April 30 (Bloomberg) -- U.S. Senate Republicans blocked legislation to raise the federal minimum wage as the chamber’s Democrats pledged to hold more votes on the measure before November’s election.
Supporters had only 54 votes, with 60 required, to advance the bill, which would increase the minimum wage to $10.10 an hour from $7.25. President Barack Obama, who called for the increase in his January State of the Union address, accused Republicans of pushing a “top-down” economic policy that benefits the most wealthy at the expense of lower- and middle-income Americans.
“By preventing even a vote on this bill, they prevented a raise for 28 million hardworking Americans,” Obama said at the White House after the Senate vote. “They said ‘no’ to helping millions work their way out of poverty.”
Senator Chuck Schumer of New York said Democrats will “bring this issue back over and over and over again.”
Raising the minimum wage is a central element of congressional Democrats’ election-year focus on income inequality, an issue they say appeals to voters and will help them keep control of the chamber. Republicans must gain a net six seats in November to take a majority in the Senate.
“Millions of American workers will be watching how each senator votes,” Majority Leader Harry Reid, a Nevada Democrat, said on the Senate floor before the vote. “For Republicans, this vote will demonstrate whether they truly care about the economy.”
Republicans oppose the measure, which they say will cost jobs.
“Washington Democrats are just not serious about helping the middle class,” said Senate Minority Leader Mitch McConnell, a Kentucky Republican.
Senator Bob Corker of Tennessee was the only Republican who voted to advance the bill. Reid changed his yes vote to no to preserve his ability to bring up the measure in the future.
“I just felt like debating the best way for the standard of living for Americans to increase is an important debate to have and -- candidly -- a place where Republicans can shine,” said Corker, adding that he opposed the substance of the Democrats’ proposal.
Not voting were Arkansas Senators Mark Pryor, a Democrat, and John Boozman, a Republican, and Republicans Roger Wicker and Thad Cochran of Mississippi. They were at home dealing with recovery from deadly tornadoes.
Reid has ruled out raising the wage to less than $10.10 an hour, even as Senator Susan Collins, a Maine Republican, has been seeking support for an alternative that would include a smaller increase. No Democrats have publicly signed on to that effort.
“We’ll compromise on lots of things but not the number,” Reid said.
Obama said a majority of Americans support raising the minimum wage and that Republicans are out of step with the public. He urged voters to make their feelings known by voting in the November congressional elections.
“If there’s any good news here, it’s that Republicans in Congress don’t get the last word on this issue, or any issue,” he said. “You do, the American people.”
A February report by the Congressional Budget Office, Congress’s nonpartisan research arm, said the Democratic plan may cost as many as 500,000 jobs while lifting about 900,000 people out of poverty.

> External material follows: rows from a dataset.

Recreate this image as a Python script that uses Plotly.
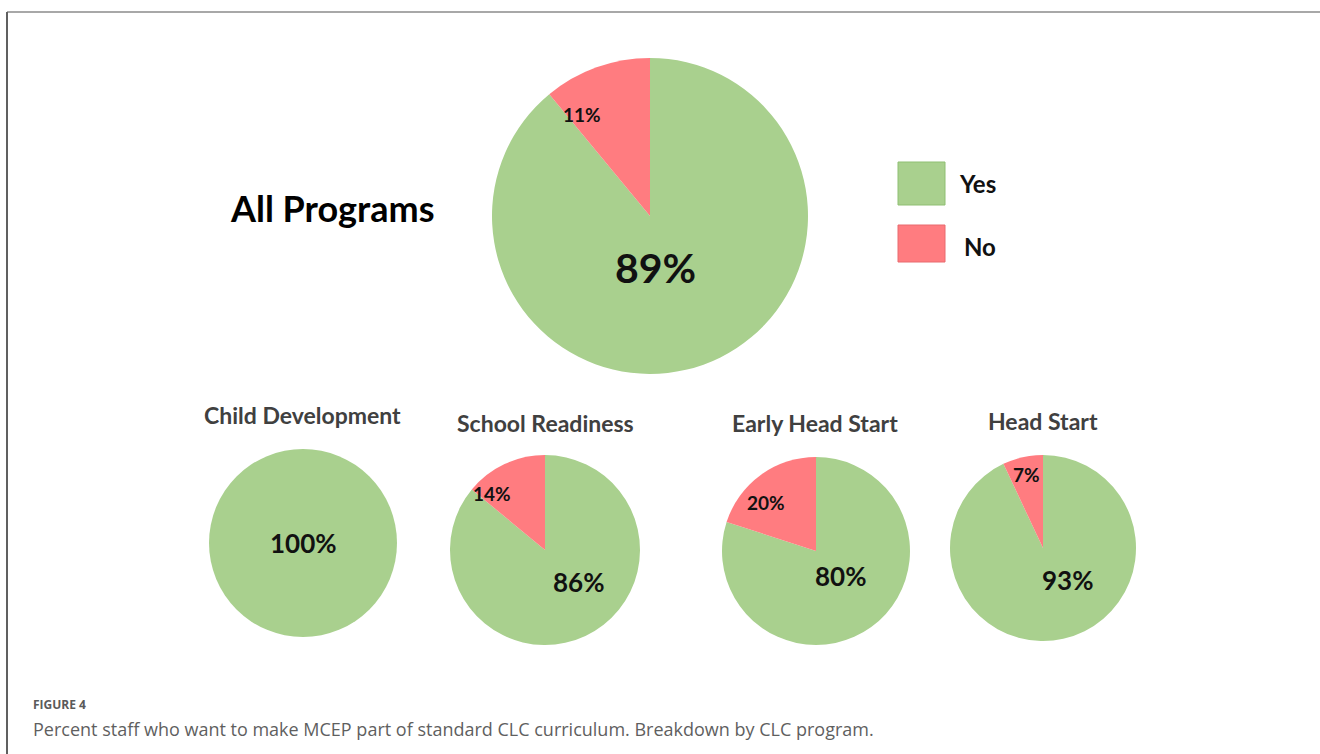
import math
import plotly.graph_objects as go

# ---------------- data ----------------
labels = ["Yes", "No"]
pie_titles = ["All Programs", "Child Development", "School Readiness", "Early Head Start", "Head Start"]
yes_values = [89, 100, 86, 80, 93]
no_values = [11, 0, 14, 20, 7]
caption_label = "FIGURE 4"
caption_text = "Percent staff who want to make MCEP part of standard CLC curriculum. Breakdown by CLC program."

# ---------------- style / layout ----------------
W, H = 1320, 754
GREEN = "#A9D08E"
RED = "#FF7C80"
FONT = "Lato"

# pie centre (px) and radius (px)
centres = [(650, 216), (303, 543), (545, 550), (816, 551), (1043, 548)]
radii = [158, 94, 95, 94, 93]
# title positions (px)
title_pos = [(332, 208), (302, 415), (545, 423), (815, 423), (1043, 421)]
title_size = [36, 23, 23, 23, 23]
title_color = ["#000000", "#404040", "#404040", "#404040", "#404040"]
# label placement: (radial factor, angle tweak deg) for yes / no
label_style = [
    [(0.33, 14), (0.77, -14)],
    [(0.0, 0), (0.0, 0)],
    [(0.49, -21), (0.82, -18)],
    [(0.37, -8), (0.74, -10)],
    [(0.44, -25), (0.81, 0)],
]
label_size = [[41, 19], [26, 19], [26, 19], [26, 19], [26, 19]]


def px_to_paper(x, y):
    return x / W, 1 - y / H


fig = go.Figure()
annotations = []

for i, (yv, nv) in enumerate(zip(yes_values, no_values)):
    cx, cy = centres[i]
    r = radii[i]
    x0, y1 = px_to_paper(cx - r, cy - r)
    x1, y0 = px_to_paper(cx + r, cy + r)
    fig.add_trace(go.Pie(
        labels=labels,
        values=[yv, nv],
        sort=False,
        direction="clockwise",
        rotation=0,
        marker=dict(colors=[GREEN, RED], line=dict(width=0)),
        textinfo="none",
        hoverinfo="label+percent",
        showlegend=False,
        domain=dict(x=[x0, x1], y=[y0, y1]),
    ))
    # value labels computed from data
    total = yv + nv
    start = 0.0
    for j, v in enumerate([yv, nv]):
        if v <= 0:
            continue
        span = 360.0 * v / total
        mid = start + span / 2
        start += span
        f, d = label_style[i][j]
        if v == total:
            f = 0.0
        ang = math.radians(mid + d)
        lx = cx + f * r * math.sin(ang)
        ly = cy - f * r * math.cos(ang)
        px, py = px_to_paper(lx, ly)
        annotations.append(dict(
            x=px, y=py, xref="paper", yref="paper", showarrow=False,
            text=f"<b>{v}%</b>",
            font=dict(family=FONT, size=label_size[i][j], color="#111111"),
            xanchor="center", yanchor="middle",
        ))
    tx, ty = px_to_paper(*title_pos[i])
    annotations.append(dict(
        x=tx, y=ty, xref="paper", yref="paper", showarrow=False,
        text=f"<b>{pie_titles[i]}</b>",
        font=dict(family=FONT, size=title_size[i], color=title_color[i]),
        xanchor="center", yanchor="middle",
    ))

shapes = []
# custom legend
legend_boxes = [(898, 162, 945, 205, GREEN, "#8FBF72"), (898, 225, 945, 262, RED, "#E86A6E")]
legend_text_pos = [(957, 184), (962, 246)]
for (bx0, by0, bx1, by1, col, lc), lab, (lx, ly) in zip(legend_boxes, labels, legend_text_pos):
    ax0, ay1 = px_to_paper(bx0, by0)
    ax1, ay0 = px_to_paper(bx1, by1)
    shapes.append(dict(type="rect", xref="paper", yref="paper", x0=ax0, x1=ax1, y0=ay0, y1=ay1,
                       fillcolor=col, line=dict(color=lc, width=1)))
    tx, ty = px_to_paper(lx, ly)
    annotations.append(dict(x=tx, y=ty, xref="paper", yref="paper", showarrow=False,
                            text=f"<b>{lab}</b>", font=dict(family=FONT, size=24, color="#111111"),
                            xanchor="left", yanchor="middle"))

# frame lines
shapes.append(dict(type="line", xref="paper", yref="paper", x0=7 / W, x1=1, y0=1 - 12 / H, y1=1 - 12 / H,
                   line=dict(color="#A8A8A8", width=2)))
shapes.append(dict(type="line", xref="paper", yref="paper", x0=7 / W, x1=7 / W, y0=0, y1=1 - 12 / H,
                   line=dict(color="#606060", width=2)))

# caption
cx0, cy0 = px_to_paper(31, 704)
annotations.append(dict(x=cx0, y=cy0, xref="paper", yref="paper", showarrow=False,
                        text=f"<b>{caption_label}</b>",
                        font=dict(family="Open Sans", size=12, color="#5A5A5A"),
                        xanchor="left", yanchor="middle"))
cx1, cy1 = px_to_paper(31, 729)
annotations.append(dict(x=cx1, y=cy1, xref="paper", yref="paper", showarrow=False,
                        text=caption_text,
                        font=dict(family="Open Sans", size=18, color="#5F5F5F"),
                        xanchor="left", yanchor="middle"))

fig.update_layout(
    width=W, height=H,
    margin=dict(l=0, r=0, t=0, b=0),
    paper_bgcolor="white", plot_bgcolor="white",
    annotations=annotations, shapes=shapes,
    showlegend=False,
)
fig.write_html("out.html")
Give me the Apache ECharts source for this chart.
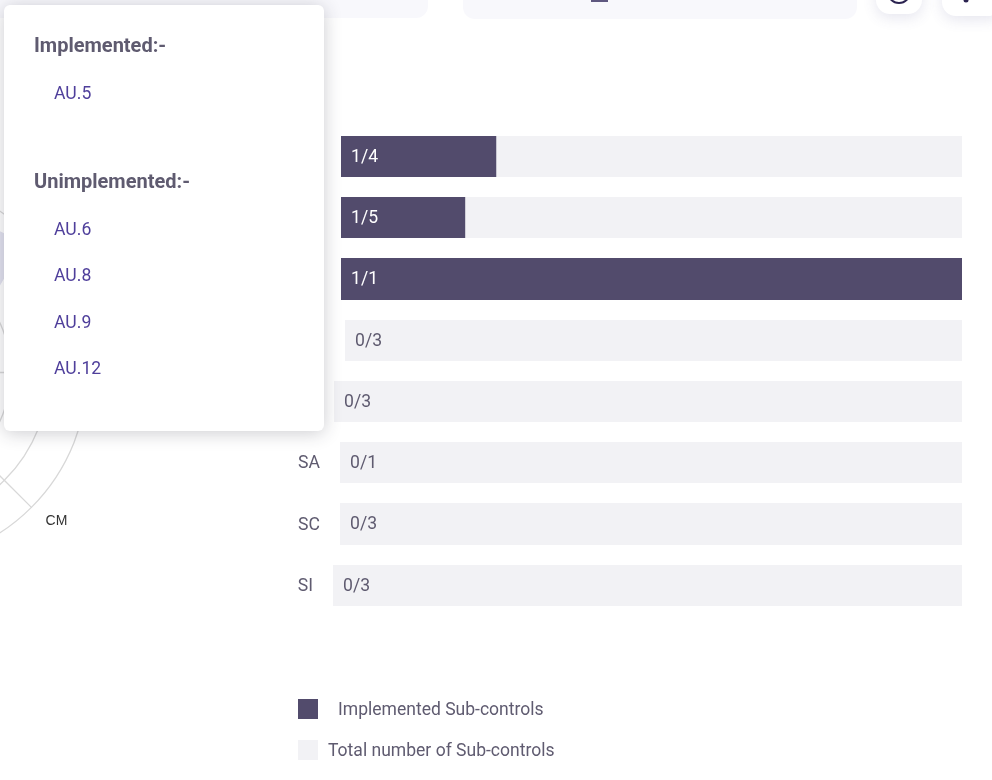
<!DOCTYPE html>
<html>
<head>
<meta charset="utf-8">
<title>Sub-controls</title>
<script src="https://cdn.jsdelivr.net/npm/echarts@6/dist/echarts.min.js"></script>
<style>
  html, body { margin: 0; padding: 0; background: #fff; }
  #chart { width: 992px; height: 780px; }
  .tip { position: relative; width: 320px; height: 426px; font-family: Roboto, sans-serif; }
  .tip h4 { margin: 0 0 8px 30px; height: 34px; line-height: 34px; font-size: 20px; font-weight: 700; color: #5f5b70; }
  .tip ul { margin: 0; padding: 0 0 0 50px; list-style: none; }
  .tip li { height: 46.3px; line-height: 46.3px; font-size: 17.6px; font-weight: 400; color: #4f3f9b; }
  .tip .arrow { position: absolute; left: -5px; top: 207px; }
</style>
</head>
<body>
<div id="chart"></div>
<script>
// families, same order in the radar and in the bars
var families = ['AC', 'AU', 'AT', 'CM', 'IA', 'SA', 'SC', 'SI'];
var implemented = [1, 1, 1, 0, 0, 0, 0, 0];
var totals = [4, 5, 1, 3, 3, 1, 3, 3];
// radar values are only visible as a sliver at the left edge, estimated
var radarValues = [100, 95, 28, 10, 10, 10, 10, 10];
var implementedControls = ['AU.5'];
var unimplementedControls = ['AU.6', 'AU.8', 'AU.9', 'AU.12'];

var IMPL_NAME = 'Implemented Sub-controls';
var TOTAL_NAME = 'Total number of Sub-controls';
var DARK = '#524b6c';
var TRACK = '#f2f2f5';
var TEXT = '#5f5b70';
var FONT = 'Roboto';

// the bars start right after each row's label, so the left edge differs per row
var rowLeft = [341, 341, 341, 345, 334, 340, 340, 333];
var rowTop = [136, 197, 258, 320, 381, 442, 503, 565];
var rowHeight = [41, 41, 42, 41, 41, 41, 42, 41];
var HOVER_ROW = 1;

var myChart = echarts.init(document.getElementById('chart'), null, { renderer: 'canvas' });

// echarts walks the radar counter clockwise, the reference goes clockwise
function clockwise(list) {
  return [list[0]].concat(list.slice(1).reverse());
}

var grids = [], xAxes = [], yAxes = [];
var series = [{
  type: 'radar',
  radarIndex: 0,
  silent: true,
  tooltip: { show: false },
  symbol: 'none',
  lineStyle: { width: 0 },
  areaStyle: { color: '#e3e3f0', opacity: 1 },
  data: [{ value: clockwise(radarValues) }]
}];

var hoverSeriesIndex = 0;
families.forEach(function (name, i) {
  grids.push({ left: rowLeft[i], right: 30, top: rowTop[i], height: rowHeight[i], containLabel: false });
  xAxes.push({ type: 'value', gridIndex: i, min: 0, max: totals[i], show: false });
  yAxes.push({
    type: 'category',
    gridIndex: i,
    data: [name],
    axisLine: { show: false },
    axisTick: { show: false },
    // top aligned with a tiny line height nudges the text down a bit
    axisLabel: { color: TEXT, fontFamily: FONT, fontSize: 17.6, margin: 20, verticalAlign: 'top', lineHeight: 3 }
  });
  series.push({
    name: TOTAL_NAME,
    type: 'bar',
    xAxisIndex: i,
    yAxisIndex: i,
    barWidth: '100%',
    silent: true,
    z: 1,
    itemStyle: { color: TRACK },
    data: [totals[i]]
  });
  if (i === HOVER_ROW) hoverSeriesIndex = series.length;
  series.push({
    name: IMPL_NAME,
    type: 'bar',
    xAxisIndex: i,
    yAxisIndex: i,
    barWidth: '100%',
    barGap: '-100%',
    z: 2,
    emphasis: { disabled: true },
    itemStyle: { color: DARK },
    label: {
      show: true,
      position: 'insideLeft',
      distance: 10,
      offset: [0, 1],
      fontFamily: FONT,
      fontSize: 17.6,
      color: implemented[i] > 0 ? '#fff' : TEXT,
      formatter: implemented[i] + '/' + totals[i]
    },
    data: [implemented[i]]
  });
});

function controlList(items) {
  return '<ul>' + items.map(function (c) { return '<li>' + c + '</li>'; }).join('') + '</ul>';
}

function tipHtml() {
  return '<div class="tip">' +
    '<svg class="arrow" width="12" height="24" viewBox="0 0 12 24"><path d="M5 0 L12 7 L5 14 Z" fill="#fff"/></svg>' +
    '<div style="height:23px"></div>' +
    '<h4>Implemented:-</h4>' + controlList(implementedControls) +
    '<div style="height:47.7px"></div>' +
    '<h4>Unimplemented:-</h4>' + controlList(unimplementedControls) +
    '</div>';
}

function legendText(pad) {
  return {
    rich: {
      s: { height: 24, width: 0 },
      t: { color: TEXT, fontFamily: FONT, fontSize: 17.55, height: 20, verticalAlign: 'bottom', padding: [0, 0, 0, pad] }
    }
  };
}

function legendLabel(name) {
  return '{s| }{t|' + name + '}';
}

myChart.setOption({
  animation: false,
  backgroundColor: '#fff',
  textStyle: { fontFamily: FONT },
  tooltip: {
    show: true,
    trigger: 'item',
    alwaysShowContent: true,
    transitionDuration: 0,
    position: [4, 5],
    padding: 0,
    borderWidth: 0,
    backgroundColor: '#fff',
    extraCssText: 'box-shadow:0 2px 18px rgba(40,40,60,.24);border-radius:6px;',
    formatter: tipHtml
  },
  legend: [
    {
      left: 298, top: 699, itemWidth: 20, itemHeight: 20, itemGap: 0, padding: 0,
      data: [{ name: IMPL_NAME, icon: 'rect' }],
      selectedMode: false,
      formatter: legendLabel,
      textStyle: legendText(15)
    },
    {
      left: 298, top: 740, itemWidth: 20, itemHeight: 20, itemGap: 0, padding: 0,
      data: [{ name: TOTAL_NAME, icon: 'rect' }],
      selectedMode: false,
      formatter: legendLabel,
      textStyle: legendText(5)
    }
  ],
  radar: {
    center: [-104, 372],
    radius: 191.5,
    shape: 'circle',
    splitNumber: 5,
    startAngle: 90,
    nameGap: 20,
    axisName: { color: '#333', fontFamily: 'Liberation Sans', fontSize: 14 },
    axisLine: { lineStyle: { color: '#d8d8d8', width: 1.3 } },
    axisTick: { show: false },
    splitLine: { lineStyle: { color: '#d8d8d8', width: 1.3 } },
    splitArea: { show: false },
    indicator: clockwise(families).map(function (f) { return { name: f, max: 100 }; })
  },
  grid: grids,
  xAxis: xAxes,
  yAxis: yAxes,
  series: series,
  // bits of the surrounding page header, cut off by the top edge
  graphic: [
    { type: 'rect', shape: { x: -20, y: -30, width: 448, height: 48, r: 12 }, style: { fill: '#f8f8fc' }, silent: true },
    { type: 'rect', shape: { x: 463, y: -30, width: 394, height: 49, r: 12 }, style: { fill: '#f8f8fc' }, silent: true },
    { type: 'rect', shape: { x: 591, y: 0, width: 17, height: 2 }, style: { fill: '#5f5880' }, silent: true },
    { type: 'rect', shape: { x: 876, y: -30, width: 46, height: 44, r: 14 }, style: { fill: '#fff', shadowBlur: 14, shadowColor: 'rgba(80,80,140,.14)', shadowOffsetY: 4 }, silent: true },
    { type: 'rect', shape: { x: 942, y: -30, width: 60, height: 46, r: 14 }, style: { fill: '#fff', shadowBlur: 14, shadowColor: 'rgba(80,80,140,.14)', shadowOffsetY: 4 }, silent: true },
    { type: 'circle', shape: { cx: 899, cy: -8, r: 11 }, style: { fill: 'none', stroke: '#2b2350', lineWidth: 2 }, silent: true },
    { type: 'circle', shape: { cx: 966, cy: 0, r: 2.5 }, style: { fill: '#2b2350' }, silent: true }
  ]
});

myChart.dispatchAction({ type: 'showTip', seriesIndex: hoverSeriesIndex, dataIndex: 0 });
</script>
</body>
</html>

In a letter to senators yesterday, the National Retail Federation urged opposition to the measure. The organization’s members include Target Corp. and Wal-Mart Stores Inc.
“Our nation’s economy is continuing to struggle to create jobs, and this legislation will likely make it worse, particularly among younger workers,” wrote David French, the group’s senior vice president for government relations.
If Senate Democrats could muster the votes to pass a minimum wage increase, the proposal still probably won’t become law. It faces opposition in the Republican-led House of Representatives and probably wouldn’t come to a vote there.
“Raising the minimum wage may benefit a small number of people, but it’s not a real solution to poverty, income inequality, or the harmful side effects of Obamacare,” House Speaker John Boehner, an Ohio Republican, wrote on his blog today.
The Senate measure’s chief sponsor, Iowa Democrat Tom Harkin, said after the vote, “I’m confident that if we don’t raise the minimum wage before the election, the American people are going to note it at the ballot box.”
“Of course I’m dismayed and disappointed by the vote,” Harkin said. “We’ll be back again and again, and we’ll keep trying until we get this to the president’s desk.”